Mucha mili

¡Hay que ver cómo pasa el tiempo! Parece que fue ayer, un día de enero del recién estrenado 1990, cuando aterricé por primera vez en el aeropuerto de Gando de Gran Canaria. Aún estoy escuchando la advertencia premonitoria del taxista que me llevó hasta el Parque de Santa Catalina
de que si me quedaba mucho tiempo en Las Palmas iba a acabar envuelto en las melosas redes de una mujer canaria.

Aquel primer día en la Unidad del Dr. Maynar se me quedó grabado en la memoria para siempre: por entonces, estaba de moda en la televisión española una serie de policías neoyorquinos que se titulaba “Hill Street Blues”, incomprensiblemente traducida como “Canción triste de Hill Street”: Ese ir y venir de gente por la comisaría, las discusiones profesionales entre los guardianes del orden, el sentido jerárquico de la autoridad aceptado con disciplina y responsabilidad por los subordinados del jefe; para mi sorpresa, las salas del Vascular y los pasillos y los habitáculos en los que las secretarias pasaban los informes – ¡a ordenador! – que les dictaban los médicos de la Unidad del Hospital del Pino me recordaron a esa serie americana. Y entonces fui consciente de que aquello era lo que yo quería, lo que andaba buscando desde que terminé la carrera de Medicina cuando me metí en una travesía del desierto que incluyó servicio militar y 3 años de médico de pueblo en el campo de Caravaca, una bella zona de la Región de Murcia.

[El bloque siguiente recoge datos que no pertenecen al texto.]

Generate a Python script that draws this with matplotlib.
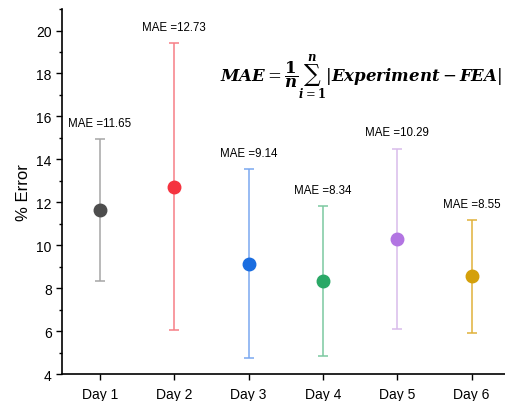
import matplotlib
matplotlib.use("Agg")
import matplotlib.pyplot as plt
from matplotlib.ticker import MultipleLocator

plt.rcParams['font.family'] = ['Liberation Sans', 'DejaVu Sans']
plt.rcParams['mathtext.fontset'] = 'dejavuserif'

days = ["Day 1", "Day 2", "Day 3", "Day 4", "Day 5", "Day 6"]
mae = [11.65, 12.73, 9.14, 8.34, 10.29, 8.55]
upper = [14.93, 19.40, 13.55, 11.83, 14.50, 11.17]
lower = [8.35, 6.06, 4.75, 4.85, 6.08, 5.92]
marker_colors = ["#4d4d4d", "#f5333f", "#1a6de0", "#2aa866", "#b274e2", "#d4a00a"]
bar_colors = ["#a6a6a6", "#f77f86", "#7aa8f0", "#7cc9a0", "#d9bceb", "#e0b23a"]

fig = plt.figure(figsize=(5.05, 4.02), dpi=100)
ax = fig.add_axes([0.123, 0.067, 0.877, 0.908])

x = list(range(1, len(days) + 1))
for i in range(len(days)):
    ax.errorbar(x[i], mae[i], yerr=[[mae[i] - lower[i]], [upper[i] - mae[i]]],
                fmt='none', ecolor=bar_colors[i], elinewidth=1.1, capsize=3.5,
                capthick=1.1, zorder=2)
    ax.plot(x[i], mae[i], 'o', color=marker_colors[i], markersize=9, zorder=3)
    ax.annotate(f"MAE ={mae[i]:.2f}", xy=(x[i], upper[i]), xytext=(0, 7.5),
                textcoords='offset points', ha='center', va='bottom', fontsize=8.3)

ax.set_xlim(0.49, 6.45)
ax.set_ylim(4, 21)
ax.set_xticks(x)
ax.set_xticklabels(days)
ax.yaxis.set_minor_locator(MultipleLocator(1))
ax.set_yticks([4, 6, 8, 10, 12, 14, 16, 18, 20])
ax.tick_params(axis='both', direction='out', labelsize=10, width=1, length=4)
ax.tick_params(axis='x', pad=5)
ax.tick_params(axis='y', which='minor', direction='out', length=2.5, width=1)
ax.spines['top'].set_visible(False)
ax.spines['right'].set_visible(False)
ax.spines['left'].set_linewidth(1.2)
ax.spines['bottom'].set_linewidth(1.2)
ax.set_ylabel("% Error", fontsize=12)

ax.text(0.993, 0.815, r"$\mathbfit{MAE} = \dfrac{\mathbf{1}}{\mathbfit{n}}\sum_{\mathbfit{i}=\mathbf{1}}^{\mathbfit{n}}|\mathbfit{Experiment} - \mathbfit{FEA}|$",
        transform=ax.transAxes, ha='right', va='center', fontsize=12)

fig.savefig("out.png", dpi=100)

Los del Pino fueron dos años y medio de duro aprendizaje, de conocer gente de todos los lados de España – Miguel Ángel de Gregorio, por ejemplo – y de Latinoamérica que solicitaba estancias de formación en el mejor sitio de referencia de radiología vascular intervencionista que había en ese momento; de disfrutar también – ¿por qué no? – de otros placeres de la vida, saboreados como solo se puede hacer cuando tienes treinta y pocos años.

Sinceramente, cuando veo ahora a los que están empezando a bucear por las turbias aguas de nuestra especialidad, me viene la nostalgia de aquellos años noventa del siglo pasado y me siento un privilegiado por haber tenido una formación casi espartana pero productiva como radiólogo vascular. Puedo afirmar que mi etapa profesional en el Vascular del Pino fue de calidad; y, como de bien nacido es ser agradecido, no quiero terminar esta columna sin mencionar a Manolo Maynar, a Juanma Pulido y a Moisés Casal: soy lo que soy, como radiólogo vascular, gracias a ellos. Recordándolos, siento la tentación, como en la novela de Aldous Huxley, de decirle al tiempo que se detenga.